Sonja Delzongle est une magicienne. Après la moiteur rituelle africaine, le froid angoissant de la nuit polaire entre en vous pour tous les pores de la peau. Il vient s’infiltrer jusque dans votre esprit en posant une question essentielle, fondamentale, « Qu’avons-nous fait de/à notre planète ? » Sans vouloir faire de raccourci, à l’heure des prémices d’une révolution orchestrée par les gilets jaunes, mouvement commencé à cause d’une hausse annoncée du prix du carburant, il est quand même intéressant de constater à quel point l’homme est ambivalent, incohérent, pour ne pas dire à côté de la plaque.
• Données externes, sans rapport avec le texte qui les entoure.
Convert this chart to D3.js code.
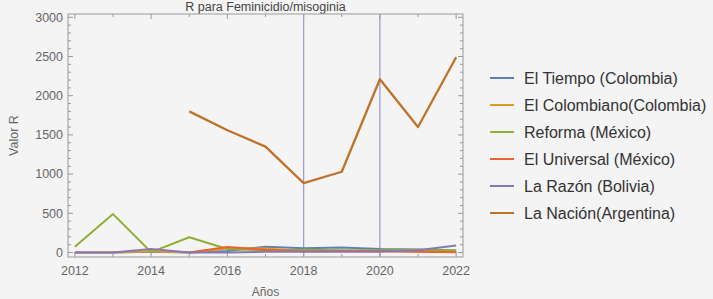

Nous sommes tous d’accord pour faire du sauvetage de la planète une priorité absolue, mais surtout sans toucher à nos privilèges quotidiens. Nous nous donnons bonne conscience en faisant le tri de nos ordures, nous nous vantons d’être tous des écolos dans l’âme, mais sans vouloir rien sacrifier du début du commencement de nos conforts personnels. Avant de me faire lyncher sur la place publique pour la teneur de mes propos, j’ajoute simplement qu’avec le recul, les 5 semaines consécutives d’action des gilets jaunes, tout le monde a bien fini par comprendre que la hausse des carburants n’était qu’un prétexte à un malaise bien plus profond. Il n’empêche que cela me donne un bon angle d’attaque pour cette chronique.

Nous sommes donc dans un huis clos, entre le thriller psychologique et le thriller écologique. Je ressens toujours beaucoup plus de plaisir à lire un roman dont l’action se déroule en milieu hostile. Ici, la nuit polaire, le froid polaire, les conditions de vie extrêmes apportent au récit un côté fascinant, exacerbé par cette impression que le poids de chaque action peut se révéler fatal. Comme si, la sanction derrière chaque action était immédiate et sans retour possible.

« Luv (…) prend la pleine mesure du lieu où ils se trouvent. Quelque chose qui ressemble à l’infini. Une immensité obscure où une clarté fantomatique peine à émerger et où elle se sent vulnérable et insignifiante. S’ils reviennent vivants c’est parce que cette puissante nature l’aura bien voulu et les aura généreusement épargnés avec la plus grande indulgence. »

Le portrait de chaque personnage brossé par Sonja Delzongle se fait avec douceur, profondeur et surtout dans un processus d’évolution lente, ralenti par ce froid omniprésent. Certains aspects de la personnalité émergent comme lors d’une décongélation, lorsque poussé dans ses retranchements, chacun est obligé de dévoiler un morceau de lui-même pour être épargné. Ainsi, le portrait de Luv, mère imparfaite, à la fois coupable et déculpabilisée de ce qu’elle ne peut changer, est très réussi.

Outre l’écologie, d’autres thèmes sont habilement développés dans ce roman: la maternité, les minorités ethniques, mais surtout cette volonté intrinsèque de l’homme de devoir survivre à tout prix, par n’importe quel moyen. Ainsi, le parallèle avec l’ours, omniprésent, accentue la bestialité de l’homme qui retrouve ses instincts primaires lorsqu’il s’agit de sauver sa peau.

Ce roman laisse beaucoup de place à l’imaginaire, renvoie aux mythes et légendes d’une peuplade inconnue, laisse planer la magnificence des aurores boréales dans une nuit d’encre, n’épargne ni les personnages ni le lecteur qui retient son souffle glacé à chaque page. J’ai adoré me perdre dans cet espace hors du temps, dans ce silence assourdissant, dans cette immensité blanche où seuls résonnent des coeurs qui battent et des corps qui luttent contre une mort certaine.

« Ici, le silence est celui d’une nuit profonde, insondable, glaciale. Un silence qui s’insinue jusqu’aux confins de l’âme, qui sourd dans les veines, emplit les oreilles, un silence que l’on respire comme un air épais. Le silence des glaces. »

Une très belle réussite que je vous invite à découvrir sans tarder.